I Left My Heart (and Passport) in San Francisco
So, my latest adventure with the government of India was last Friday. I arrived with all of my precious paperwork in hand, waited in line, turned in my passport, and - lo and behold! - six hours later was told that I couldn't have a visa after all because I didn't have enough pages in my passport. The people at the window were phenomenonally rude and just generally unhelpful, and most of them had put far too much henna in their hair. Perhaps it has some religious significance I am unaware of? Do they think it looks normal?
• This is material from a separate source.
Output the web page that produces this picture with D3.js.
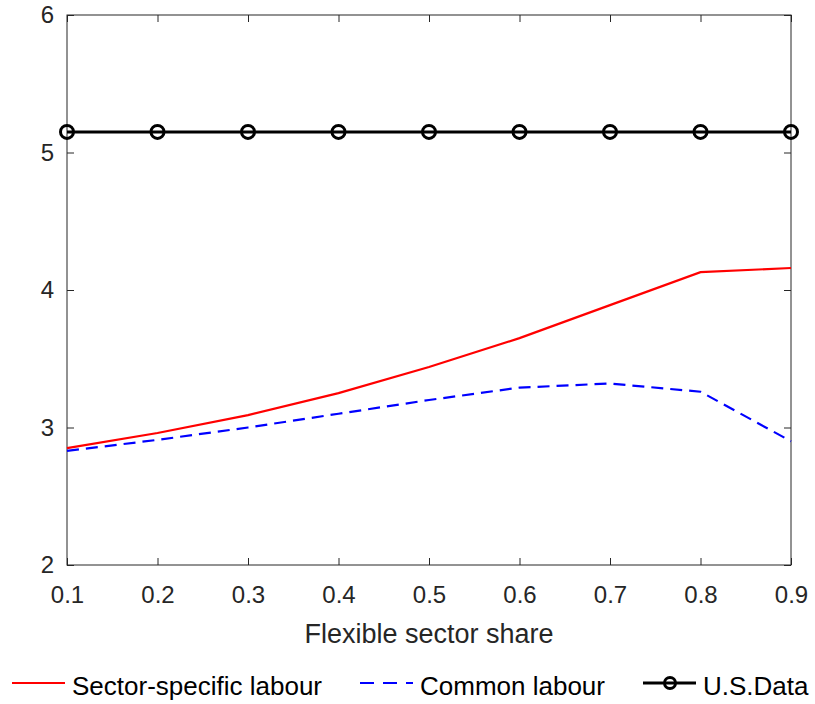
<!DOCTYPE html>
<html>
<head>
<meta charset="utf-8">
<script src="https://cdn.jsdelivr.net/npm/d3@7"></script>
<style>
  body { margin: 0; background: #fff; }
  text { font-family: "Liberation Sans", Arial, Helvetica, sans-serif; }
</style>
</head>
<body>
<div id="main"></div>
<script>
// values
var shares = [0.1, 0.2, 0.3, 0.4, 0.5, 0.6, 0.7, 0.8, 0.9];
var sectorSpecific = [2.85, 2.96, 3.09, 3.25, 3.44, 3.65, 3.89, 4.13, 4.16];
var commonLabour = [2.83, 2.91, 3.00, 3.10, 3.20, 3.29, 3.32, 3.26, 2.90];
var usData = [5.15, 5.15, 5.15, 5.15, 5.15, 5.15, 5.15, 5.15, 5.15];
var xTicks = [0.1, 0.2, 0.3, 0.4, 0.5, 0.6, 0.7, 0.8, 0.9];
var yTicks = [2, 3, 4, 5, 6];

var ctx = {
    w: 815,
    h: 704,
    left: 67,
    right: 791,
    top: 15,
    bottom: 565,
    axisColor: "#262626",
};

var svg = d3.select("#main").append("svg")
    .attr("width", ctx.w)
    .attr("height", ctx.h);

var x = d3.scaleLinear().domain([0.1, 0.9]).range([ctx.left, ctx.right]);
var y = d3.scaleLinear().domain([2, 6]).range([ctx.bottom, ctx.top]);

// box + inward ticks (matlab style)
var axes = svg.append("g").attr("id", "axes");
axes.append("rect")
    .attr("x", ctx.left).attr("y", ctx.top)
    .attr("width", ctx.right - ctx.left).attr("height", ctx.bottom - ctx.top)
    .attr("fill", "none").attr("stroke", ctx.axisColor).attr("stroke-width", 1);

var bottomAxis = d3.axisBottom(x).tickValues(xTicks).tickSize(-7).tickPadding(21)
    .tickFormat(d3.format(".1f"));
var topAxis = d3.axisTop(x).tickValues(xTicks).tickSize(-7).tickFormat("");
var leftAxis = d3.axisLeft(y).tickValues(yTicks).tickSize(-7).tickPadding(13)
    .tickFormat(d3.format("d"));
var rightAxis = d3.axisRight(y).tickValues(yTicks).tickSize(-7).tickFormat("");

function styleAxis(g) {
    g.select(".domain").remove();
    g.selectAll(".tick line").attr("stroke", ctx.axisColor);
    g.selectAll(".tick text")
        .attr("fill", ctx.axisColor)
        .style("font-size", "24px");
}

axes.append("g").attr("transform", `translate(0,${ctx.bottom})`).call(bottomAxis).call(styleAxis);
axes.append("g").attr("transform", `translate(0,${ctx.top})`).call(topAxis).call(styleAxis);
axes.append("g").attr("transform", `translate(${ctx.left},0)`).call(leftAxis).call(styleAxis);
axes.append("g").attr("transform", `translate(${ctx.right},0)`).call(rightAxis).call(styleAxis);

svg.append("text")
    .attr("x", (ctx.left + ctx.right) / 2)
    .attr("y", 643)
    .attr("text-anchor", "middle")
    .attr("fill", ctx.axisColor)
    .style("font-size", "27px")
    .text("Flexible sector share");

var line = function (vals) {
    return d3.line()
        .x((d, i) => x(shares[i]))
        .y((d) => y(d))(vals);
};

var series = [
    { name: "Sector-specific labour", vals: sectorSpecific, color: "#ff0000", width: 2.2, dash: null, marker: false },
    { name: "Common labour", vals: commonLabour, color: "#0000ff", width: 2.2, dash: "12,7", marker: false },
    { name: "U.S.Data", vals: usData, color: "#000000", width: 3, dash: null, marker: true },
];

var lines = svg.append("g").attr("id", "lines");
series.forEach(function (s) {
    lines.append("path")
        .attr("d", line(s.vals))
        .attr("fill", "none")
        .attr("stroke", s.color)
        .attr("stroke-width", s.width)
        .attr("stroke-dasharray", s.dash);
    if (s.marker) {
        lines.selectAll(null)
            .data(s.vals)
            .enter()
            .append("circle")
            .attr("cx", (d, i) => x(shares[i]))
            .attr("cy", (d) => y(d))
            .attr("r", 6.5)
            .attr("fill", "none")
            .attr("stroke", s.color)
            .attr("stroke-width", 3);
    }
});

// legend below the axis label
var legendPos = [12, 360, 643];
var legend = svg.append("g").attr("id", "legend");
series.forEach(function (s, i) {
    var g = legend.append("g").attr("transform", `translate(${legendPos[i]},683)`);
    g.append("line")
        .attr("x1", 0).attr("x2", 53)
        .attr("y1", 0).attr("y2", 0)
        .attr("stroke", s.color)
        .attr("stroke-width", s.width)
        .attr("stroke-dasharray", s.dash ? "14,9" : null);
    if (s.marker) {
        g.append("circle").attr("cx", 27).attr("cy", 0).attr("r", 5.5)
            .attr("fill", "none").attr("stroke", s.color).attr("stroke-width", 3);
    }
    g.append("text")
        .attr("x", 60)
        .attr("y", 12)
        .attr("fill", "#000")
        .style("font-size", "26px")
        .text(s.name);
});
</script>
</body>
</html>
Over the weekend, of course, my brother got married, so that was a good time. The wedding was really wonderful - very simple, secular, elegant. And then the reception at Mecca was great. Our only complaint is that it ended too early. It was over at eleven o'clock. Gilles was only just beginning to get liquored up. So Greg, Jeff, Burcin, Gilles and I had to go wander from bar to bar until we found a place that wasn't too trendy, too expensive, too seedy, or too smelly in Union Square.
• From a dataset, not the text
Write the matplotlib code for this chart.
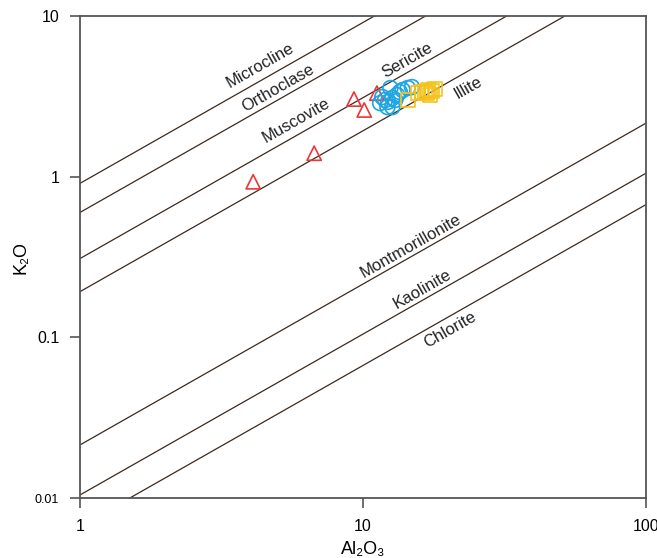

My friend Michele is staying at our apartment in Bangalore and meeting all of my friends there, which seems to be fun. I wish we were there at the same time! Anyway, reading about her adventures is making me warm up to the idea of going back. Not that I don't want to go back, I'm just tired of the administration. They are also not ready to give Gilles his visa because they didn't like the letter he had from the Government of India. And in order to verify it they will need 6 weeks, apparently. Do they not know about an invention known as the telephone? The British authorities can be tough, but if you have a phone number when you arrive at Heathrow they just call and check up on you. I'm sure we would be willing to pay the long-distance charges for the Indian Embassy in Paris to call the Ministry of Human Resources in Delhi. Heck, they can call their mothers for all we care. I think that India has to do some serious thinking about how it wants to collaborate with Europe and the US. I have to say that if anyone were to ask me about doing a Fulbright in India I would advise them to go to some other country. It's not so much that their paperwork takes so long as that they can't say when it will come through, and all along the way they are unhelpful and often just plain rude. Their "Incredible India" campaign is honest in more ways than one. They should call it "Unbelievable India" to make it less ambiguous.